Wei Xu ( 徐葳 )Assistant Professor and Assistant Dean Institute for Interdisciplinary Information Sciences Tsinghua University |
SOSP 2009 Log Dataset
This page describes the dataset and demo used in the following paper.
Large-scale system problem detection by mining console
logs
Wei Xu, Ling Huang, Armando Fox, David Patterson, and Michael
Jordan
In Proc. of the 22nd ACM Symposium on Operating Systems Principles
(SOSP’ 09), Big Sky, MT, October 2009 [pdf]
We generated the dataset in a private cloud environment using benchmark workload, and thus there is no privacy information involved in the dataset. The dataset is provided as-is in standard BSD license.

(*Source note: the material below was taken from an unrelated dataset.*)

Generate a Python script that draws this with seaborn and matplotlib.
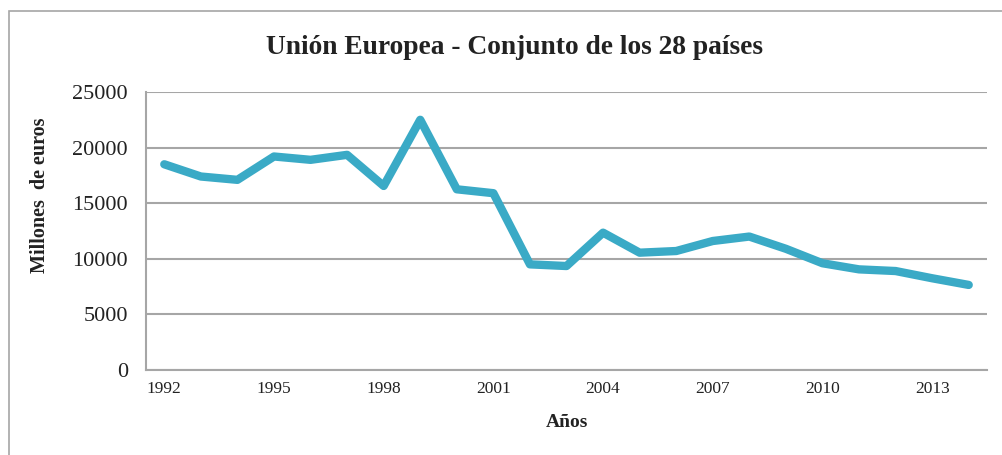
import numpy as np
import pandas as pd
import matplotlib
matplotlib.use("Agg")
import matplotlib.pyplot as plt
import seaborn as sns
from matplotlib.patches import Rectangle

sns.set_theme(style="white")
plt.rcParams['font.family'] = ['Liberation Serif', 'DejaVu Serif']

# data
years = list(range(1992, 2015))
values = [18500, 17400, 17100, 19200, 18900, 19350, 16550, 22500, 16250, 15900,
          9500, 9350, 12350, 10550, 10700, 11600, 12000, 10900, 9600, 9050,
          8900, 8250, 7650]
tick_years = [1992, 1995, 1998, 2001, 2004, 2007, 2010, 2013]

df = pd.DataFrame({"pos": np.arange(len(years)), "valor": values})

fig = plt.figure(figsize=(10.02, 4.55), dpi=100)
ax = fig.add_axes([146 / 1002, 1 - 370 / 455, 841 / 1002, 278 / 455])

# outer chart frame
fig.patches.append(Rectangle((9 / 1002, -0.1), 1.2, (455 - 11) / 455 + 0.1,
                             transform=fig.transFigure, fill=False,
                             edgecolor="#a6a6a6", linewidth=1.2))

sns.lineplot(data=df, x="pos", y="valor", ax=ax, color="#3aaac6",
             linewidth=6, solid_joinstyle="round", solid_capstyle="round")

grid_c = "#a6a6a6"
ax.set_ylim(0, 25000)
ax.set_yticks(range(0, 25001, 5000))
ax.yaxis.grid(True, color=grid_c, linewidth=1.5)
ax.set_xlim(-0.5, len(years) - 0.5)

# labels centered on categories, tick marks between them
centers = [years.index(y) for y in tick_years]
ax.set_xticks(centers)
ax.set_xticklabels([str(y) for y in tick_years], fontsize=12.5)
ax.set_xticks([c - 0.5 for c in centers], minor=True)
ax.tick_params(axis="x", which="major", length=0, pad=8, colors="#222222")
ax.tick_params(axis="x", which="minor", length=5, width=1.2, color=grid_c, direction="out")
ax.tick_params(axis="y", length=7, width=1.2, color=grid_c, direction="out",
               labelsize=16, pad=6, labelcolor="#222222")

for s in ["top", "right"]:
    ax.spines[s].set_visible(False)
for s in ["left", "bottom"]:
    ax.spines[s].set_color(grid_c)
    ax.spines[s].set_linewidth(1.5)

ax.set_xlabel("Años", fontsize=14, fontweight="bold", labelpad=12, color="#222222")
ax.set_ylabel("Millones  de euros", fontsize=14.5, fontweight="bold", color="#222222")
ax.yaxis.set_label_coords(-0.114, 0.63)

fig.text(515 / 1002, 1 - 48 / 455, "Unión Europea - Conjunto de los 28 países",
         ha="center", va="center", fontsize=19.8, fontweight="bold", color="#222222")

fig.savefig("out.png", dpi=100)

If you use the dataset in academic publications, please cite the paper above.
Dataset and Demo
I have the demo file here.
http://iiis.tsinghua.edu.cn/~weixu/demobuild.zip
Inside this zip file, there is a data/online1/lg/sorted.log.gz It isn't the original log, but it is almost the same (I just sorted it by time stamp, no other changes I believe).
You can directly run a demo UI. It is the demo.jar in the zip file. (on Windows machines if you have JRE correctly installed, you should be able to run it just by double clicking the jar file). The demo is intended to provide some sense on how the online detection algorithm works (describved in the following ICDM paper).

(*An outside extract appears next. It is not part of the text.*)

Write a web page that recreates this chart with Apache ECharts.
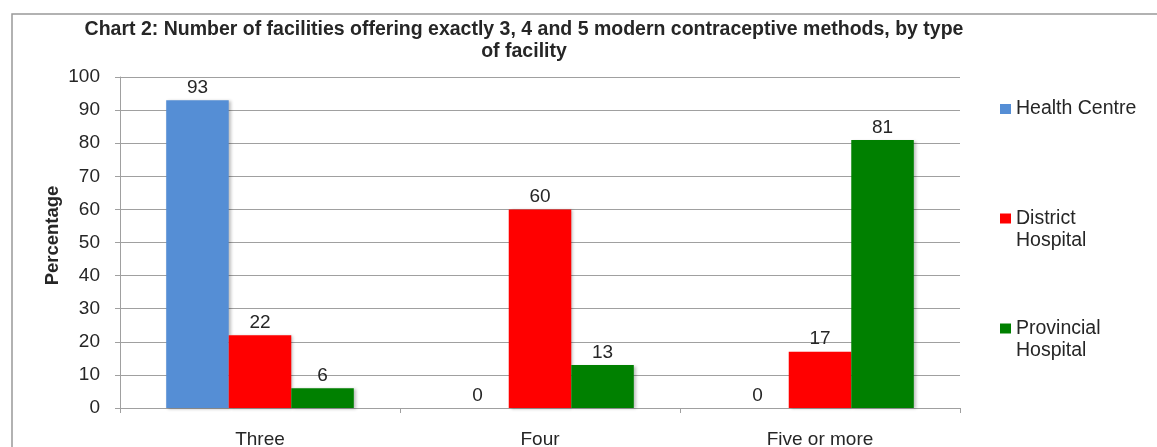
<!DOCTYPE html>
<html>
<head>
<meta charset="utf-8">
<script src="https://cdn.jsdelivr.net/npm/echarts@6/dist/echarts.min.js"></script>
<style>html,body{margin:0;padding:0;background:#fff}#c{width:1157px;height:447px}</style>
</head>
<body>
<div id="c"></div>
<script>
const categories = ['Three', 'Four', 'Five or more'];
const healthCentre = [93, 0, 0];
const districtHospital = [22, 60, 17];
const provincialHospital = [6, 13, 81];
const yTicks = [0, 10, 20, 30, 40, 50, 60, 70, 80, 90, 100];

const FONT = 'Liberation Sans, Arial, sans-serif';
const TXT = '#262626';
const chart = echarts.init(document.getElementById('c'));
const topSquare = 'path://M0,0L0,0M0,5.5L11,5.5L11,15.5L0,15.5Z M0,44L0,44';
function mk(name, data, color) {
  return {
    name, type: 'bar', data, barGap: '0%', barCategoryGap: '33%',
    itemStyle: { color, shadowBlur: 3, shadowOffsetX: 2, shadowOffsetY: 1, shadowColor: 'rgba(0,0,0,0.25)' },
    label: { show: true, position: 'top', distance: 3, color: TXT, fontFamily: FONT, fontSize: 19 }
  };
}
const legendText = { color: TXT, fontFamily: FONT, fontSize: 19.5, lineHeight: 22 };
chart.setOption({
  animation: false,
  graphic: [{ type: 'rect', shape: { x: 12, y: 14, width: 1300, height: 600 }, style: { fill: 'none', stroke: '#999', lineWidth: 1.5 }, silent: true }],
  title: {
    text: 'Chart 2: Number of facilities offering exactly 3, 4 and 5 modern contraceptive methods, by type\nof facility',
    left: 524, top: 19, textAlign: 'center', padding: 0,
    textStyle: { fontFamily: FONT, fontSize: 19.5, fontWeight: 'bold', color: TXT, lineHeight: 22 }
  },
  legend: [
    { data: ['Health Centre'], orient: 'vertical', left: 1000, top: 98, padding: 0, itemWidth: 11, itemHeight: 10, itemGap: 4, icon: 'rect', textStyle: legendText },
    { data: ['District Hospital'], orient: 'vertical', left: 1000, top: 208, padding: 0, itemWidth: 11, itemHeight: 44, itemGap: 4, icon: topSquare, textStyle: legendText, formatter: n => n.replace(' ', '\n') },
    { data: ['Provincial Hospital'], orient: 'vertical', left: 1000, top: 318, padding: 0, itemWidth: 11, itemHeight: 44, itemGap: 4, icon: topSquare, textStyle: legendText, formatter: n => n.replace(' ', '\n') }
  ],
  grid: { left: 120, right: 197, top: 77, bottom: 39, containLabel: false, outerBoundsMode: 'none' },
  xAxis: {
    type: 'category', data: categories,
    axisLine: { lineStyle: { color: '#A0A0A0', width: 1 } },
    axisTick: { show: true, length: 5, lineStyle: { color: '#A0A0A0' } },
    axisLabel: { color: TXT, fontFamily: FONT, fontSize: 19, margin: 22 }
  },
  yAxis: {
    type: 'value', min: yTicks[0], max: yTicks[yTicks.length - 1], interval: 10,
    name: 'Percentage', nameLocation: 'middle', nameGap: 58, nameMoveOverlap: false,
    nameTextStyle: { color: TXT, fontFamily: FONT, fontSize: 18.5, fontWeight: 'bold', padding: [0, 0, 0, 14] },
    axisLine: { show: true, lineStyle: { color: '#A0A0A0', width: 1 } },
    axisTick: { show: true, length: 5, lineStyle: { color: '#A0A0A0' } },
    splitLine: { lineStyle: { color: '#A0A0A0', width: 1 } },
    axisLabel: { color: TXT, fontFamily: FONT, fontSize: 19, margin: 20 }
  },
  series: [
    mk('Health Centre', healthCentre, '#558ED5'),
    mk('District Hospital', districtHospital, '#FF0000'),
    mk('Provincial Hospital', provincialHospital, '#008000')
  ]
});
</script>
</body>
</html>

Online system problem detection by mining patterns of
console logs
Wei Xu, Ling Huang, Armando Fox, David Patterson, and Michael Jordan
In Proc. of the IEEE International Conference on Data Mining
(ICDM’ 09), Miami, FL, December 2009[pdf]
I do have some labeled data that might help. They are at
http://iiis.tsinghua.edu.cn/~weixu/200nodes.rar
Code
We have all our code at https://github.com/xuw/logm. However, as the code is very old, we cannot provide any additional technical support.